Das Ensemble bietet Zeit zum Erholen
Beim Neujahrskonzert in Merching sind selbst die Notsitze belegt. Welcher Wunsch bisher unerfüllt blieb
Merching Schon vor Konzertbeginn in Merching war es für die Veranstalter der „Kultur im Pfarrsaal“ein furioser Jahresstart: Selbst die Notsitze, die zusätzlich aufgestellt wurden, waren restlos belegt.
Mit musikalischen Glockenklängen von Albert Ketèlbey startete das Neujahrskonzert 2018 diesmal sehr feierlich. „Eine Glocke hat den längsten Nachklang von allen Instrumenten: Musik entsteht in der Stille der Zeit und kehrt wieder in das Geheimnis der Stille zurück“, erinnerte Carl Graf die Zuhörer. Genau das wollten die Musiker als musikalischen Neujahrswunsch für dieses Jahr mitbringen: Zeit in allen Facetten. Etwa eine besonders beschwingte, lebensfrohe Zeit, bei der kein bisschen verlorene Zeit dabei ist wie bei dem Veroneser Ständchen. Oder Zeit für einen Walzer und Tanz, wie das Ensemble der Serenata Leonberg mit Berthold Masing (Violine), Nina Karmon (Violine), Pilvi Heinonen (Violincello) und Uwe Gerster (Kontrabass) sowie Pianist und Moderator Carl Graf mit „Ein Walzer für dich“oder unbeschwerten Walzerfolgen von Emmerich Kálmán so schmackhaft machte.
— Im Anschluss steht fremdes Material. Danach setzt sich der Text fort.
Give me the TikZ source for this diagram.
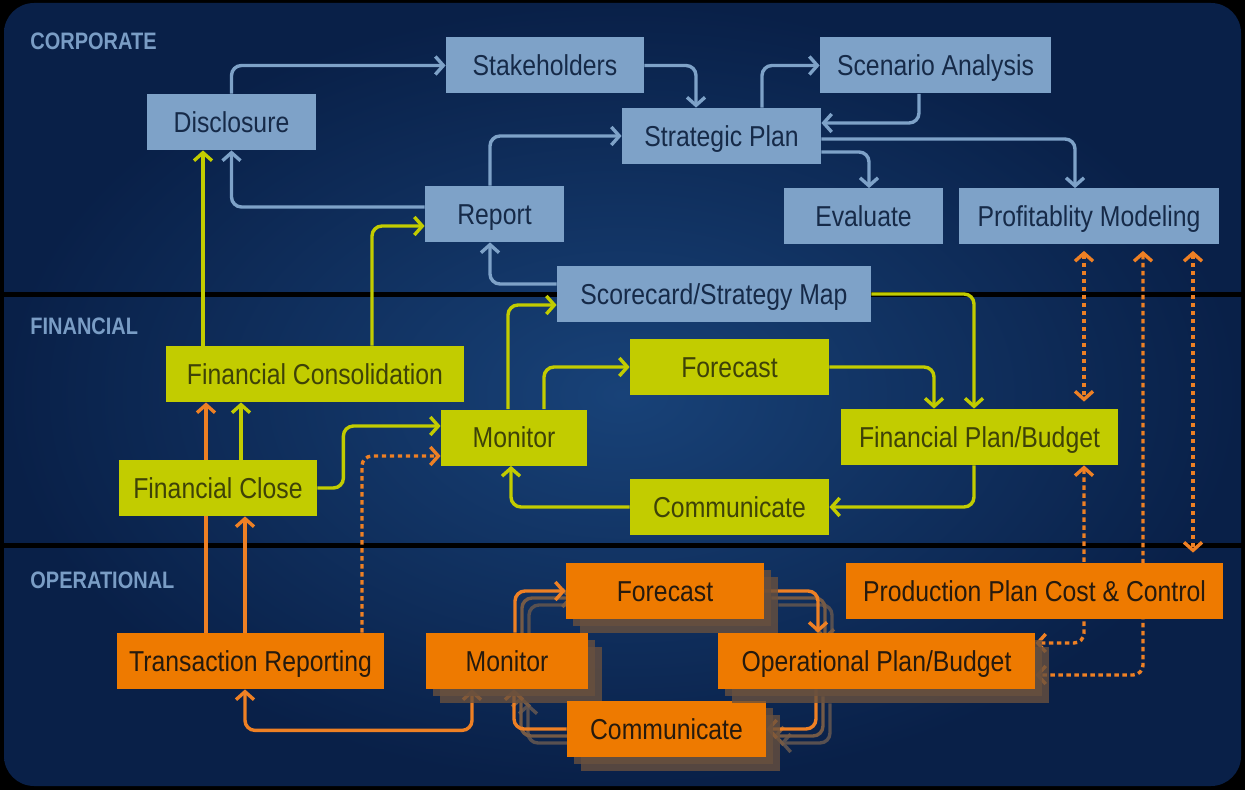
\documentclass[tikz,border=0pt]{standalone}
\usepackage{fontspec}
\setmainfont{Liberation Sans}[FakeStretch=0.86]
\newfontfamily\bandfont{Liberation Sans}[FakeStretch=0.84]
\usepackage{xcolor}
\usepackage{tikz}
\usetikzlibrary{arrows.meta, calc, shadows}

\definecolor{bgin}{RGB}{24,66,120}
\definecolor{bgout}{RGB}{9,32,72}
\definecolor{bandtext}{RGB}{122,157,197}
\definecolor{corpbox}{RGB}{126,162,200}
\definecolor{corptext}{RGB}{22,42,72}
\definecolor{finbox}{RGB}{194,204,0}
\definecolor{fintext}{RGB}{62,66,8}
\definecolor{opbox}{RGB}{238,122,0}
\definecolor{optext}{RGB}{38,26,14}
\definecolor{oparr}{RGB}{238,128,36}
\definecolor{opshade}{RGB}{104,80,62}
\definecolor{opshadeA}{RGB}{116,90,70}
\definecolor{opshadeB}{RGB}{88,80,80}

\newlength{\unitpx}\setlength{\unitpx}{0.5pt}

\pgfdeclarelayer{bg}
\pgfdeclarelayer{edges}
\pgfsetlayers{bg,edges,main}

\begin{document}
\begin{tikzpicture}[
  x=\unitpx, y=-\unitpx,
  >={Straight Barb[length=4pt,width=9pt]},
  box/.style={inner sep=0pt, minimum height=56\unitpx, text height=10.4pt, text depth=0pt, font=\fontsize{14.4}{16}\selectfont},
  corp/.style={box, fill=corpbox, text=corptext},
  fin/.style={box, fill=finbox, text=fintext},
  ops/.style={box, fill=opbox, text=optext},
  stack/.style={double copy shadow={shadow xshift=3.5pt, shadow yshift=-3.5pt, fill=opshade, draw=none, opacity=0.8}},
  band/.style={font=\bandfont\bfseries\fontsize{11.9}{14}\selectfont, text=bandtext, anchor=base west, inner sep=0pt},
  arr/.style={->, line width=1.7pt, rounded corners=5pt},
  barr/.style={arr, draw=corpbox},
  garr/.style={arr, draw=finbox},
  oarr/.style={arr, draw=oparr},
  odot/.style={oarr, dash pattern=on 2.2pt off 1.8pt}
]
\useasboundingbox (0,0) rectangle (1245,790);

% Background and bands
\begin{pgfonlayer}{bg}
\fill[black] (0,0) rectangle (1245,790);
\shade[inner color=bgin, outer color=bgout, rounded corners=15pt] (4,3) rectangle (1241,786);
\draw[black, line width=2.5pt] (0,294.5) -- (1245,294.5);
\draw[black, line width=2.5pt] (0,545.5) -- (1245,545.5);
\end{pgfonlayer}

\node[band] (corplabel) at (30,50) {CORPORATE};
\node[band] (finlabel) at (30,335) {FINANCIAL};
\node[band] (oplabel) at (30,588) {OPERATIONAL};

% Corporate
\node[corp, minimum width=169\unitpx] (disc) at (231.5,122) {Disclosure};
\node[corp, minimum width=198\unitpx] (stake) at (545,65.5) {Stakeholders};
\node[corp, minimum width=199\unitpx] (strat) at (721.5,136) {Strategic Plan};
\node[corp, minimum width=231\unitpx] (scen) at (935.5,65.5) {Scenario Analysis};
\node[corp, minimum width=139\unitpx] (report) at (494.5,214) {Report};
\node[corp, minimum width=159\unitpx] (eval) at (863.5,216.5) {Evaluate};
\node[corp, minimum width=260\unitpx] (profit) at (1089,216.5) {Profitablity Modeling};
\node[corp, minimum width=314\unitpx] (score) at (714,294) {Scorecard/Strategy Map};

% Financial
\node[fin, minimum width=298\unitpx] (fcons) at (315,374) {Financial Consolidation};
\node[fin, minimum width=198\unitpx] (fclose) at (218,488) {Financial Close};
\node[fin, minimum width=146\unitpx] (fmon) at (514,437.5) {Monitor};
\node[fin, minimum width=199\unitpx] (ffore) at (729.5,367) {Forecast};
\node[fin, minimum width=199\unitpx] (fcomm) at (729.5,507) {Communicate};
\node[fin, minimum width=277\unitpx] (fplan) at (979.5,437) {Financial Plan/Budget};

% Operational
\node[ops, minimum width=267\unitpx] (trans) at (250.5,661) {Transaction Reporting};
\node[ops, stack, minimum width=162\unitpx] (omon) at (507,661) {Monitor};
\node[ops, stack, minimum width=198\unitpx] (ofore) at (665,591) {Forecast};
\node[ops, stack, minimum width=199\unitpx] (ocomm) at (666.5,729) {Communicate};
\node[ops, stack, minimum width=317\unitpx] (oplan) at (876.5,661) {Operational Plan/Budget};
\node[ops, minimum width=377\unitpx] (prod) at (1034.5,591) {Production Plan Cost \& Control};

\begin{pgfonlayer}{edges}
% Corporate links
\draw[barr] (disc.north) |- (stake.west);
\draw[barr] (stake.east) -| ($(strat.north)+(-25.5,0)$);
\draw[barr] ($(strat.north)+(40.5,0)$) |- (scen.west);
\draw[barr] ($(scen.south)+(-16.5,0)$) |- ($(strat.east)+(0,-13)$);
\draw[barr] ($(strat.east)+(0,3)$) -| ($(profit.north)+(-14,0)$);
\draw[barr] ($(strat.east)+(0,16)$) -| ($(eval.north)+(5.5,0)$);
\draw[barr] ($(report.north)+(-4.5,0)$) |- (strat.west);
\draw[barr] ($(report.west)+(0,-7)$) -| (disc.south);
\draw[barr] ($(score.west)+(0,-10)$) -| ($(report.south)+(-4.5,0)$);

% Financial links
\draw[garr] ($(fcons.north)+(-112,0)$) -- ($(disc.south)+(-28.5,0)$);
\draw[garr] ($(fcons.north)+(57,0)$) |- ($(report.west)+(0,12)$);
\draw[garr] ($(fclose.north)+(23,0)$) -- ($(fcons.south)+(-74,0)$);
\draw[garr] (fclose.east) -- ++(26,0) |- ($(fmon.west)+(0,-11.5)$);
\draw[garr] ($(fmon.north)+(-6,0)$) |- ($(score.west)+(0,11)$);
\draw[garr] ($(fmon.north)+(30,0)$) |- (ffore.west);
\draw[garr] (ffore.east) -| ($(fplan.north)+(-45.5,0)$);
\draw[garr] (score.east) -| ($(fplan.north)+(-5.5,0)$);
\draw[garr] ($(fplan.south)+(-5.5,0)$) |- (fcomm.east);
\draw[garr] (fcomm.west) -| ($(fmon.south)+(-3,0)$);

% Operational links
\draw[oarr] ($(trans.north)+(-44.5,0)$) -- ($(fcons.south)+(-109,0)$);
\draw[oarr] ($(trans.north)+(-5.5,0)$) -- ($(fclose.south)+(27,0)$);
\draw[odot] ($(trans.north)+(111.5,0)$) |- ($(fmon.west)+(0,18.5)$);
\draw[oarr, <->] ($(trans.south)+(-5.5,0)$) -- ++(0,41) -| ($(omon.south)+(-35,0)$);
\foreach \d/\c in {14/opshadeB, 7/opshadeA, 0/oparr} {
  \draw[arr, draw=\c] ($(omon.north)+(8+\d,\d)$) |- ($(ofore.west)+(\d,\d)$);
  \draw[arr, draw=\c] ($(ofore.east)+(\d,\d)$) -| ($(oplan.north)+(-58.5+\d,\d)$);
  \draw[arr, draw=\c] ($(oplan.south)+(-60.5+\d,\d)$) |- ($(ocomm.east)+(\d,\d)$);
  \draw[arr, draw=\c] ($(ocomm.west)+(\d,\d)$) -| ($(omon.south)+(7+\d,\d)$);
}

% Dotted cross-level links
\draw[odot, <->, shorten <=3pt, shorten >=3.5pt] ($(profit.south)+(-5,0)$) -- ($(fplan.north)+(104.5,0)$);
\draw[odot, <->] ($(fplan.south)+(104.5,0)$) |- ($(oplan.east)+(0,-18)$);
\draw[odot, <->, shorten <=3pt] ($(profit.south)+(54,0)$) |- ($(oplan.east)+(0,14)$);
\draw[odot, <->, shorten <=3pt, shorten >=5pt] ($(profit.south)+(104,0)$) -- ($(prod.north)+(158.5,0)$);
\end{pgfonlayer}
\end{tikzpicture}
\end{document}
Auch zärtlich und behutsam wie die „Annen-Polka“solle das Jahr sein und dabei immer wieder eine Zwischenzeit zum Erholen und Durchschnaufen wie das „Intermezzo“von Franz Grothe bieten, wünschten die Musiker. Übermütig und mitreißend setzten die Musiker die „Tritsch- und Tratsch-Polka um“. Tritschler, also langsame Menschen, würden auch in diesem Jahr eher nicht vorwärtskommen, und der Tratsch – der wäre noch schneller, als man es überhaupt auf den Instrumenten spielen könne, meinte Carl Graf verschmitzt. Da sei es doch besser, „im Kerzenschimmer“bei einem Musikstück von Gerhard Winkler die Zeit zu genießen.
Fröhlich luden die Musiker die Zuhörer zu einer rasanten und übermütigen „Petersburger Schlittenfahrt“ein – sehr zart und gefühlvoll folgte darauf die leichtfüßig gespielte „Pizzicato Polka“. Nun hieße es endgültig „freie Bahn“fürs neue Jahr, meinte Carl Graf philosophisch – mit „Freiheit“sei jedoch gemeint: „Ich darf tun, was ich kann“– und nicht „was ich will“, mahnte er. Mit einem furiosen Schaffnerpfiff und dem Stück „Freie Bahn“von Eduard Strauss wollten die Musiker eigentlich das Konzert beschließen, aber die Zuhörer noch lange nicht, wie sie mit ihrem Applaus deutlich machten. Da sich ein musikalischer Neujahrswunsch vom letzten Jahr noch nicht erfüllt habe, nämlich dass der Patriotismus in Europa nicht zum Nationalismus verkomme, wählten die Musiker wie im vergangenen Jahr das Stück „Eljen a Magyar“von Johann Strauß, das nicht nur musikalisch furios und leidenschaftlich klingt, sondern bis heute nichts an seiner politischen Brisanz eingebüßt hat.
Mit einer erneuten heiß begehrten und zu Neujahrskonzerten in Merching so beliebten Zugabe, dem „Radetzkymarsch“, ging das Neujahrskonzert 2018 schließlich schwungvoll zu Ende.